En cualquier caso, los expendedores de fruslerías y banalidades se han convertido para un notable tanto por ciento de la población en una especie de guías espirituales. Por consiguiente, se han venido arriba y cada día les salen más caros a las empresas que recurren a sus servicios, con las que comparten el muy humano ánimo de lucro.

Pero el capitalismo es implacable y ya se han creado, gracias a la inteligencia artificial, las primeras influencers falsas (si es que consideramos que las de verdad son realmente de verdad). Salen mucho más baratas que las humanas y, además, pueden estar más buenas y, sobre todo, hacen siempre lo que se les dice (así se evita la posible figura de la influenciadora respondona). Con ellas te ahorras un dineral en viajes, comidas y regalitos. No hay quien las distinga de los seres humanos y ya las hay que reciben correspondencia de sus seguidores.

La más célebre es una tal Lil Miquela, que cuenta con 2.700.000 seguidores en las redes sociales. La más guapa es española, se llama Aitana López y siguen su cuenta de Instagram unas 220.000 personas a las que les da igual que no exista. Me extraña que aún no haya estallado una revolución de las influencers (más o menos) humanas, para protestar porque la IA amenaza con dejarlas sin trabajo. O sea, una versión fashion de aquellos obreros de principios del siglo XX que temían perder sus trabajos a manos de las máquinas. Cabe la posibilidad de que nadie chiste ante el temor de no ser tomado en serio, pues hay pocos oficios más banales, superfluos y parasitarios que el de influencer (y los más listos deben ser conscientes de ello).

En Estados Unidos, algunos de estos parásitos semianalfabetos ya han empezado a colaborar con la IA. Si vendes tus derechos de imagen a Meta (para que hagan contigo lo que quieran), puedes embolsarte cinco millones de dólares por un trabajo que te ocupa seis horas en dos años. Kendall Jenner ya se ha apuntado al chollo: entre ella misma y sus clones podrá sacarles mucho más dinero a sus 300 millones de seguidores. O sea, que, de momento, las influencers falsas no van a dejar en la ruina a las, digamos, reales: si no puedes vencerlas, únete a ellas, aunque no todas nuestras influenciadoras sirven para ser aceptadas en el club de los fakes: hay que ser alguien en el mundo de las celebrities de carne y hueso para que la IA te haga el favor de incluirte en su selecta asociación (ya se han dado casos de gente que prefiere interactuar con una mujer creada digitalmente que con una de carne y hueso: seguro que la primera, diseñada cuidadosamente, siempre te dice lo que quieres oír y no te deja al albur de que te caiga un moco porque ese día tiene la regla o se ha levantado con el pie izquierdo).

La IA está en mantillas, pero ya empieza a optar por el mínimo común denominador.
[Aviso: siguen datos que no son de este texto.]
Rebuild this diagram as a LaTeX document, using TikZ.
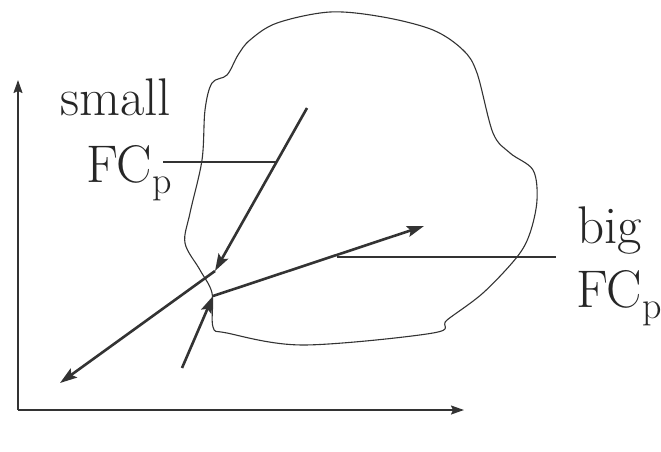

Fabricar hologramas de Maria Callas, Elvis o Abba incluía un elemento cultural en la mistificación. Clonar a Kendall Jenner no es más que lucro y ahorro. Las influencers virtuales son una falsificación de algo que ya no tenía gran cosa de auténtico, aunque las fans de Dulceida que me encontré hace años en la FNAC la consideraran una especie de guía para internarse en el proceloso mundo de la feminidad. Es decir, que, si todas las influenciadoras reales son sustituidas por réplicas digitales, el mundo no perderá gran cosa. Ni el mundo en general ni ese mundo en particular que las necesita para saber qué vestido comprarse y con qué carmín pintarse los morros.

Puestos a eliminar a un colectivo supuestamente laboral, el de las influencers es de los que menos pena dan. Si no les importa, reservaré toda mi compasión para esos creadores de diversas disciplinas que se estrujan inútilmente el magín sin que nadie les haga el menor caso. Llámenme cultureta. O elitista. O rancio. O viejo imbécil. Pero les aseguro que Aitana me pone mucho más que Dulceida.